Als je zelf niet zoveel inspiratie hebt (aan vakantie toe, zullen we maar zeggen) kun je altijd terecht bij mensen die een inspiratiebron voor je zijn. Zo iemand is voor mij de Vlaamse psychiater Dirk de Wachter.
Ik deel graag iets met jullie uit een interview met hem.
De Wachter ziet dagelijks mensen die ongelofelijke tegenslagen hebben, maar die dat toch aankunnen. Zijn vak is om bij mensen “te zoeken naar hun grond”. “Sommigen hebben in hun opvoeding moerassigheid meegekregen, met plekken die je naar beneden zuigen, zodat je verzuipt.

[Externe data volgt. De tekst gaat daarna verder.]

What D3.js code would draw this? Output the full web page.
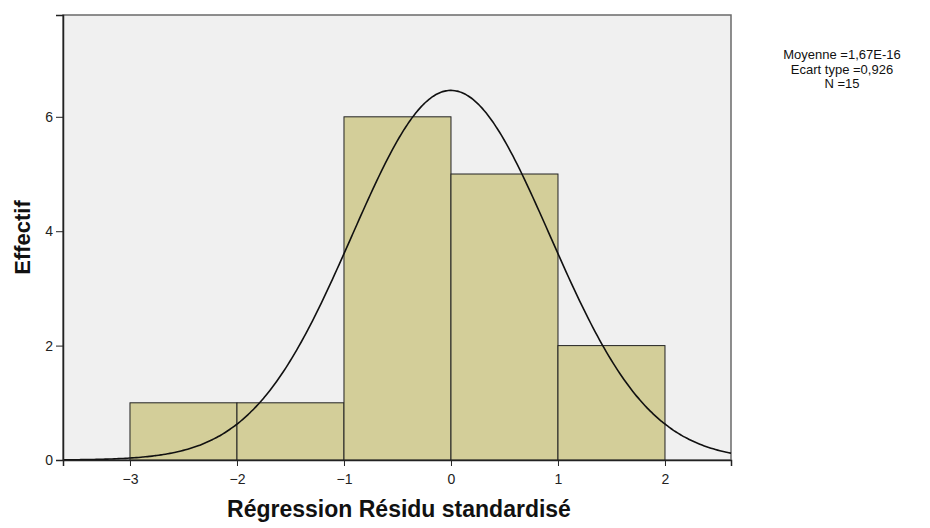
<!DOCTYPE html>
<html><head><meta charset="utf-8">
<script src="https://cdn.jsdelivr.net/npm/d3@7"></script>
<style>body{margin:0;background:#fff}svg{display:block;font-family:"Liberation Sans",Arial,sans-serif}</style>
</head><body><svg id="c" width="930" height="528"></svg>
<script>
const binStarts = [-3, -2, -1, 0, 1];
const binEnds = [-2, -1, 0, 1, 2];
const counts = [1, 1, 6, 5, 2];
const xTicks = [-3, -2, -1, 0, 1, 2];
const yTicks = [0, 2, 4, 6];
const statsLines = ["Moyenne =1,67E-16", "Ecart type =0,926", "N =15"];
const meanVal = 1.67e-16, sdVal = 0.926, nVal = 15, binWidth = 1;

const svg = d3.select("#c");
const L = 63, R = 731, T = 15, B = 460;
const x = d3.scaleLinear().domain([-3.626, 2.617]).range([L, R]);
const y = d3.scaleLinear().domain([0, 7.78]).range([B, T]);

svg.append("rect").attr("x", L).attr("y", T).attr("width", R - L).attr("height", B - T)
  .attr("fill", "#f0f0f0").attr("stroke", "#6a6a6a").attr("stroke-width", 1.5);

svg.append("g").selectAll("rect").data(counts).join("rect")
  .attr("x", (d, i) => x(binStarts[i]))
  .attr("y", d => y(d))
  .attr("width", (d, i) => x(binEnds[i]) - x(binStarts[i]))
  .attr("height", d => y(0) - y(d))
  .attr("fill", "#d3ce99").attr("stroke", "#222").attr("stroke-width", 1);

const pts = d3.range(0, 301).map(i => {
  const v = -3.626 + i * (2.617 + 3.626) / 300;
  const dens = nVal * binWidth / (sdVal * Math.sqrt(2 * Math.PI)) * Math.exp(-0.5 * Math.pow((v - meanVal) / sdVal, 2));
  return [v, dens];
});
svg.append("path").datum(pts)
  .attr("d", d3.line().x(d => x(d[0])).y(d => y(d[1])).curve(d3.curveBasis))
  .attr("fill", "none").attr("stroke", "#111").attr("stroke-width", 1.6);

const xAxis = svg.append("g").attr("transform", `translate(0,${B})`)
  .call(d3.axisBottom(x).tickValues(xTicks).tickSize(6).tickPadding(8).tickFormat(d3.format("d")));
const yAxis = svg.append("g").attr("transform", `translate(${L},0)`)
  .call(d3.axisLeft(y).tickValues(yTicks).tickSize(7).tickPadding(3).tickFormat(d3.format("d")));
[xAxis, yAxis].forEach(g => {
  g.select(".domain").attr("stroke", "#222").attr("stroke-width", 1.5);
  g.selectAll(".tick line").attr("stroke", "#222");
  g.selectAll(".tick text").attr("font-size", 14).attr("fill", "#222")
    .attr("font-family", "Liberation Sans, Arial, sans-serif");
});

svg.append("text").attr("x", (L + R) / 2 + 2).attr("y", 517).attr("text-anchor", "middle")
  .attr("font-size", 23).attr("font-weight", "bold").attr("fill", "#111")
  .text("Régression Résidu standardisé");
svg.append("text").attr("transform", `translate(30,${(T + B) / 2}) rotate(-90)`)
  .attr("text-anchor", "middle").attr("font-size", 22).attr("font-weight", "bold").attr("fill", "#111")
  .text("Effectif");

svg.append("g").selectAll("text").data(statsLines).join("text")
  .attr("x", 842).attr("y", (d, i) => 59 + i * 14.5).attr("text-anchor", "middle")
  .attr("font-size", 13).attr("fill", "#111").text(d => d);
</script></body></html>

Ik ga voorzichtig met een peilstok zoeken naar grond. Als we goed voelen, vinden we plekken om te staan. Ik moet dus niet zozeer troosten, want dat kan neerbuigend, kleinerend, kleuterend en afhankelijk makend zijn. De kunst van het troosten is: mensen in hun waarde laten. In hun grond kan troost wortelen en gedijen. Troosters zeggen vaak: ‘Och, arme, volg mij, ík zal zeggen wat je moet doen.’ Op lange termijn maakt dat de ander klein. Dát is het probleem van kolonialiseren en was lange tijd ook het probleem van de psychiatrie: met goede bedoelingen mensen iets willen bijbrengen, maar ze klein en afhankelijk houden.”
Hoe kunnen we dan wel een ander troosten?
“Ik hoop van ganser harte dat niet alleen psychiaters troosten. We hebben nu al te veel werk omdat er te weinig wordt getroost. Het wordt uitbesteed aan professionele zorgers. Troost dreigt gepsychiatriseerd te worden omdat zélf troosten niet past in de leukigheidscultuur. Men zegt: ‘Ga maar naar de dokter, die zal u wel troosten of een pil geven, dan voelt u het niet meer.’ Maar het is juist heel wezenlijk om in verdriet contact te hebben met uw medemens. Dat kan door iemand vast te pakken.”
Hij pakt weer de hand van de interviewer. Lachend: “Dat voelt een beetje ongemakkelijk hè? Excuseer mijn vrijpostigheid.” Dan: “De essentie is: wees nabij, loop niet weg. Tater niet te veel: ge moet dit of ge moet dat. Wees stil! Dan kan de mens zelf tot een ingeving komen wat hij moet doen. De essentie van troost zit ’m in het geduldig wachten en hoopvol weten dat het goed komt; kunnen wachten zonder verwachting. Bijzonder dat ik De Wachter heet.”
Glimlachend: “Mijn naam is de meest betekenisvolle die er is.”